FCC says Md. must study effects of tower

May 16, 2003|by LAURA ERNDE

BURKITTSVILLE, Md. -Maryland must assess the environmental effects of a proposed communications tower atop South Mountain before the Federal Communications Commission will allow it to be built.

"The Lamb's Knoll area is rich with historic sites," Jeffrey S. Steinberg, deputy chief of the FCC's commercial wireless division, wrote in a May 6 letter to the Maryland Department of Budget and Management.

The Maryland Historical Trust determined that building the 180-foot tower at the highest point on the mountain would have no negative effect on the historic sites.
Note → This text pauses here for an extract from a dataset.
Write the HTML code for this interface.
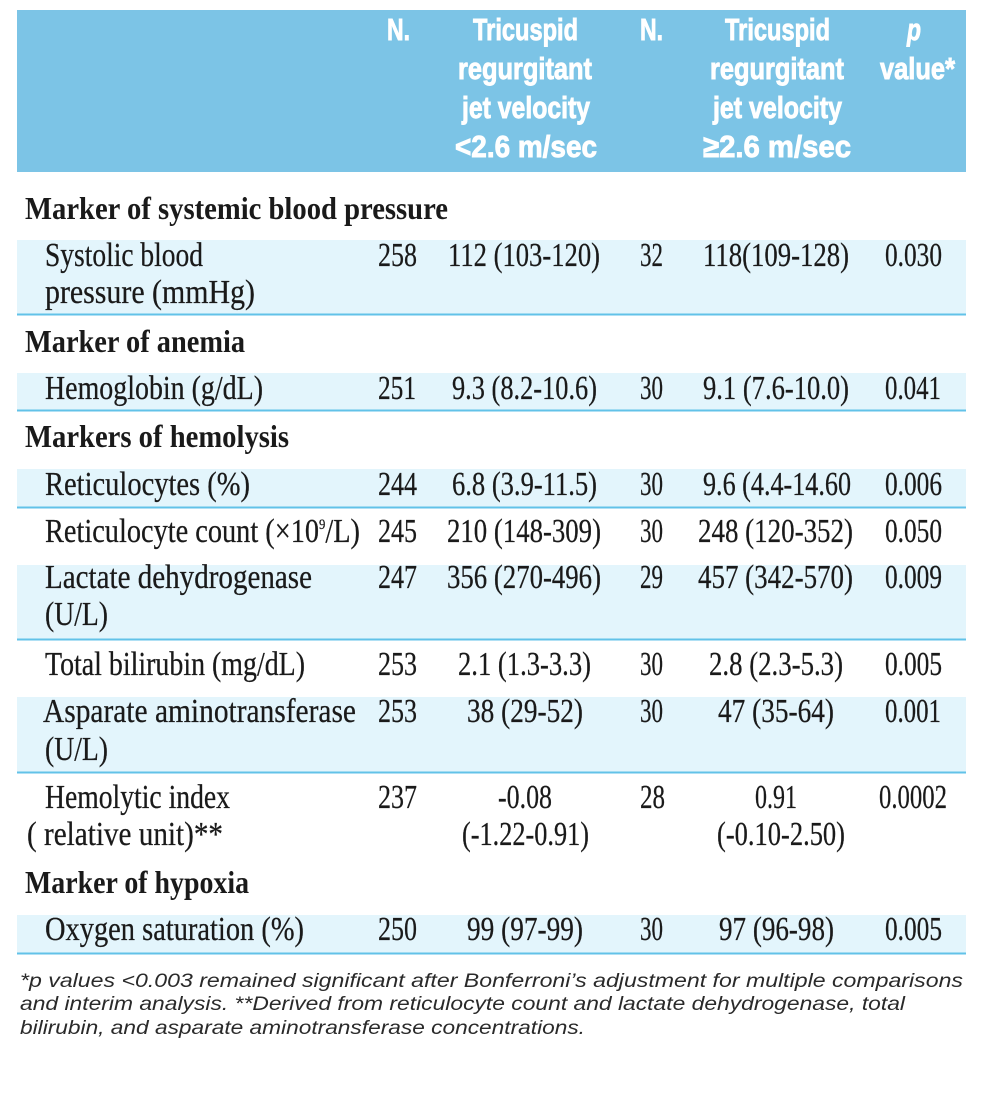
<!DOCTYPE html>
<html><head><meta charset="utf-8"><style>
html,body{margin:0;padding:0;background:#fff;}
svg{display:block;}
.h{font-family:"Liberation Sans",sans-serif;font-weight:bold;font-size:31px;fill:#fff;stroke:#fff;stroke-width:0.9px;}
.s{font-family:"Liberation Serif",serif;font-weight:bold;font-size:32px;fill:#1a1a1a;}
.t{font-family:"Liberation Serif",serif;font-size:33.5px;fill:#1a1a1a;stroke:#1a1a1a;stroke-width:0.25px;}
.f{font-family:"Liberation Sans",sans-serif;font-style:italic;font-size:19.5px;fill:#2a2a2a;}
</style></head><body>
<svg width="984" height="1098" viewBox="0 0 984 1098" xmlns="http://www.w3.org/2000/svg">
<rect x="17" y="10" width="949" height="162" fill="#7cc4e6"/>
<!-- bands -->
<rect x="17" y="240" width="949" height="74" fill="#e3f5fc"/>
<rect x="17" y="373" width="949" height="37" fill="#e3f5fc"/>
<rect x="17" y="469" width="949" height="38" fill="#e3f5fc"/>
<rect x="17" y="565" width="949" height="74" fill="#e3f5fc"/>
<rect x="17" y="697" width="949" height="75" fill="#e3f5fc"/>
<rect x="17" y="915" width="949" height="38" fill="#e3f5fc"/>
<!-- lines -->
<g fill="#62c2e8">
<rect x="17" y="313.5" width="949" height="2"/>
<rect x="17" y="409.5" width="949" height="2"/>
<rect x="17" y="506.5" width="949" height="2"/>
<rect x="17" y="638.5" width="949" height="2"/>
<rect x="17" y="771.5" width="949" height="2"/>
<rect x="17" y="952.5" width="949" height="2"/>
</g>
<!-- header -->
<g class="h">
<text x="387" y="40" textLength="23" lengthAdjust="spacingAndGlyphs">N.</text>
<text x="473" y="40" textLength="105" lengthAdjust="spacingAndGlyphs">Tricuspid</text>
<text x="458" y="79" textLength="134" lengthAdjust="spacingAndGlyphs">regurgitant</text>
<text x="462" y="118" textLength="128" lengthAdjust="spacingAndGlyphs">jet velocity</text>
<text x="455" y="157" textLength="142" lengthAdjust="spacingAndGlyphs">&lt;2.6 m/sec</text>
<text x="640" y="40" textLength="23" lengthAdjust="spacingAndGlyphs">N.</text>
<text x="725" y="40" textLength="105" lengthAdjust="spacingAndGlyphs">Tricuspid</text>
<text x="710" y="79" textLength="134" lengthAdjust="spacingAndGlyphs">regurgitant</text>
<text x="713" y="118" textLength="129" lengthAdjust="spacingAndGlyphs">jet velocity</text>
<text x="703" y="157" textLength="148" lengthAdjust="spacingAndGlyphs">≥2.6 m/sec</text>
<text x="907" y="40" textLength="14" lengthAdjust="spacingAndGlyphs" font-style="italic">p</text>
<text x="880" y="79" textLength="75" lengthAdjust="spacingAndGlyphs">value*</text>
</g>
<!-- section headers -->
<text class="s" x="25" y="219" textLength="423" lengthAdjust="spacingAndGlyphs">Marker of systemic blood pressure</text>
<text class="s" x="25" y="352" textLength="220" lengthAdjust="spacingAndGlyphs">Marker of anemia</text>
<text class="s" x="25" y="447" textLength="264" lengthAdjust="spacingAndGlyphs">Markers of hemolysis</text>
<text class="s" x="25" y="893" textLength="224" lengthAdjust="spacingAndGlyphs">Marker of hypoxia</text>
<!-- labels -->
<g class="t">
<text x="45" y="266" textLength="158" lengthAdjust="spacingAndGlyphs">Systolic blood</text>
<text x="45" y="303" textLength="210" lengthAdjust="spacingAndGlyphs">pressure (mmHg)</text>
<text x="45" y="399" textLength="218" lengthAdjust="spacingAndGlyphs">Hemoglobin (g/dL)</text>
<text x="45" y="495" textLength="205" lengthAdjust="spacingAndGlyphs">Reticulocytes (%)</text>
<text x="45" y="542" textLength="315" lengthAdjust="spacingAndGlyphs">Reticulocyte count (×10<tspan font-size="15" dy="-13">9</tspan><tspan dy="13">/L)</tspan></text>
<text x="45" y="588" textLength="267" lengthAdjust="spacingAndGlyphs">Lactate dehydrogenase</text>
<text x="45" y="625" textLength="63" lengthAdjust="spacingAndGlyphs">(U/L)</text>
<text x="45" y="675" textLength="260" lengthAdjust="spacingAndGlyphs">Total bilirubin (mg/dL)</text>
<text x="43" y="722" textLength="313" lengthAdjust="spacingAndGlyphs">Asparate aminotransferase</text>
<text x="45" y="760" textLength="63" lengthAdjust="spacingAndGlyphs">(U/L)</text>
<text x="45" y="808" textLength="185" lengthAdjust="spacingAndGlyphs">Hemolytic index</text>
<text x="27" y="845" textLength="196" lengthAdjust="spacingAndGlyphs">( relative unit)**</text>
<text x="45" y="940" textLength="259" lengthAdjust="spacingAndGlyphs">Oxygen saturation (%)</text>
</g>
<!-- data -->
<g class="t">
<text x="378" y="266" textLength="39" lengthAdjust="spacingAndGlyphs">258</text>
<text x="448" y="266" textLength="152" lengthAdjust="spacingAndGlyphs">112 (103-120)</text>
<text x="640" y="266" textLength="23" lengthAdjust="spacingAndGlyphs">32</text>
<text x="703" y="266" textLength="146" lengthAdjust="spacingAndGlyphs">118(109-128)</text>
<text x="885" y="266" textLength="57" lengthAdjust="spacingAndGlyphs">0.030</text>

<text x="378" y="399" textLength="38" lengthAdjust="spacingAndGlyphs">251</text>
<text x="452" y="399" textLength="145" lengthAdjust="spacingAndGlyphs">9.3 (8.2-10.6)</text>
<text x="640" y="399" textLength="23" lengthAdjust="spacingAndGlyphs">30</text>
<text x="703" y="399" textLength="146" lengthAdjust="spacingAndGlyphs">9.1 (7.6-10.0)</text>
<text x="885" y="399" textLength="56" lengthAdjust="spacingAndGlyphs">0.041</text>

<text x="378" y="495" textLength="39" lengthAdjust="spacingAndGlyphs">244</text>
<text x="452" y="495" textLength="145" lengthAdjust="spacingAndGlyphs">6.8 (3.9-11.5)</text>
<text x="640" y="495" textLength="23" lengthAdjust="spacingAndGlyphs">30</text>
<text x="703" y="495" textLength="148" lengthAdjust="spacingAndGlyphs">9.6 (4.4-14.60</text>
<text x="885" y="495" textLength="57" lengthAdjust="spacingAndGlyphs">0.006</text>

<text x="378" y="542" textLength="39" lengthAdjust="spacingAndGlyphs">245</text>
<text x="447" y="542" textLength="154" lengthAdjust="spacingAndGlyphs">210 (148-309)</text>
<text x="640" y="542" textLength="23" lengthAdjust="spacingAndGlyphs">30</text>
<text x="698" y="542" textLength="155" lengthAdjust="spacingAndGlyphs">248 (120-352)</text>
<text x="885" y="542" textLength="57" lengthAdjust="spacingAndGlyphs">0.050</text>

<text x="378" y="588" textLength="39" lengthAdjust="spacingAndGlyphs">247</text>
<text x="447" y="588" textLength="154" lengthAdjust="spacingAndGlyphs">356 (270-496)</text>
<text x="640" y="588" textLength="23" lengthAdjust="spacingAndGlyphs">29</text>
<text x="698" y="588" textLength="155" lengthAdjust="spacingAndGlyphs">457 (342-570)</text>
<text x="885" y="588" textLength="57" lengthAdjust="spacingAndGlyphs">0.009</text>

<text x="378" y="675" textLength="39" lengthAdjust="spacingAndGlyphs">253</text>
<text x="458" y="675" textLength="133" lengthAdjust="spacingAndGlyphs">2.1 (1.3-3.3)</text>
<text x="640" y="675" textLength="23" lengthAdjust="spacingAndGlyphs">30</text>
<text x="709" y="675" textLength="134" lengthAdjust="spacingAndGlyphs">2.8 (2.3-5.3)</text>
<text x="885" y="675" textLength="57" lengthAdjust="spacingAndGlyphs">0.005</text>

<text x="378" y="722" textLength="39" lengthAdjust="spacingAndGlyphs">253</text>
<text x="467" y="722" textLength="116" lengthAdjust="spacingAndGlyphs">38 (29-52)</text>
<text x="640" y="722" textLength="23" lengthAdjust="spacingAndGlyphs">30</text>
<text x="718" y="722" textLength="116" lengthAdjust="spacingAndGlyphs">47 (35-64)</text>
<text x="885" y="722" textLength="56" lengthAdjust="spacingAndGlyphs">0.001</text>

<text x="378" y="808" textLength="39" lengthAdjust="spacingAndGlyphs">237</text>
<text x="498" y="808" textLength="54" lengthAdjust="spacingAndGlyphs">-0.08</text>
<text x="462" y="845" textLength="127" lengthAdjust="spacingAndGlyphs">(-1.22-0.91)</text>
<text x="640" y="808" textLength="25" lengthAdjust="spacingAndGlyphs">28</text>
<text x="755" y="808" textLength="42" lengthAdjust="spacingAndGlyphs">0.91</text>
<text x="717" y="845" textLength="128" lengthAdjust="spacingAndGlyphs">(-0.10-2.50)</text>
<text x="879" y="808" textLength="68" lengthAdjust="spacingAndGlyphs">0.0002</text>

<text x="378" y="940" textLength="39" lengthAdjust="spacingAndGlyphs">250</text>
<text x="467" y="940" textLength="116" lengthAdjust="spacingAndGlyphs">99 (97-99)</text>
<text x="640" y="940" textLength="23" lengthAdjust="spacingAndGlyphs">30</text>
<text x="719" y="940" textLength="115" lengthAdjust="spacingAndGlyphs">97 (96-98)</text>
<text x="885" y="940" textLength="57" lengthAdjust="spacingAndGlyphs">0.005</text>
</g>
<!-- footnote -->
<g class="f">
<text x="20" y="987" textLength="943" lengthAdjust="spacingAndGlyphs">*p values &lt;0.003 remained significant after Bonferroni’s adjustment for multiple comparisons</text>
<text x="20" y="1010" textLength="885" lengthAdjust="spacingAndGlyphs">and interim analysis. **Derived from reticulocyte count and lactate dehydrogenase, total</text>
<text x="20" y="1034" textLength="565" lengthAdjust="spacingAndGlyphs">bilirubin, and asparate aminotransferase concentrations.</text>
</g>
</svg>
</body></html>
But Steinberg said the information his agency received from Paul Rosa, executive director of the Harpers Ferry (W.Va.) Conservancy, caused the agency to question the ruling.

Rosa, whose group has been fighting the tower for more than a year because of fears it will mar the historic landscape, called the letter a "significant" development.

The Maryland Department of Budget and Management, which maintains the tower is needed for public safety communications, did not expect the FCC's letter.

"We were a little surprised by that," said department spokesman Ellis Kitchen.

Lamb's Knoll is along the Appalachian Trail between the Fox's Gap and Crampton's Gap battlefields in the South Mountain Recreation Area, which is owned and run by the state Department of Natural Resources.

There is a fire tower on the site now, but it cannot support the local, state and federal communications equipment needed, officials have said.

Meanwhile, the state has started construction on a second controversial tower near the intersection of Interestate 70 and Md. 65. Rosa's group dropped its opposition to that tower in December to concentrate its efforts on blocking the Lamb's Knoll tower.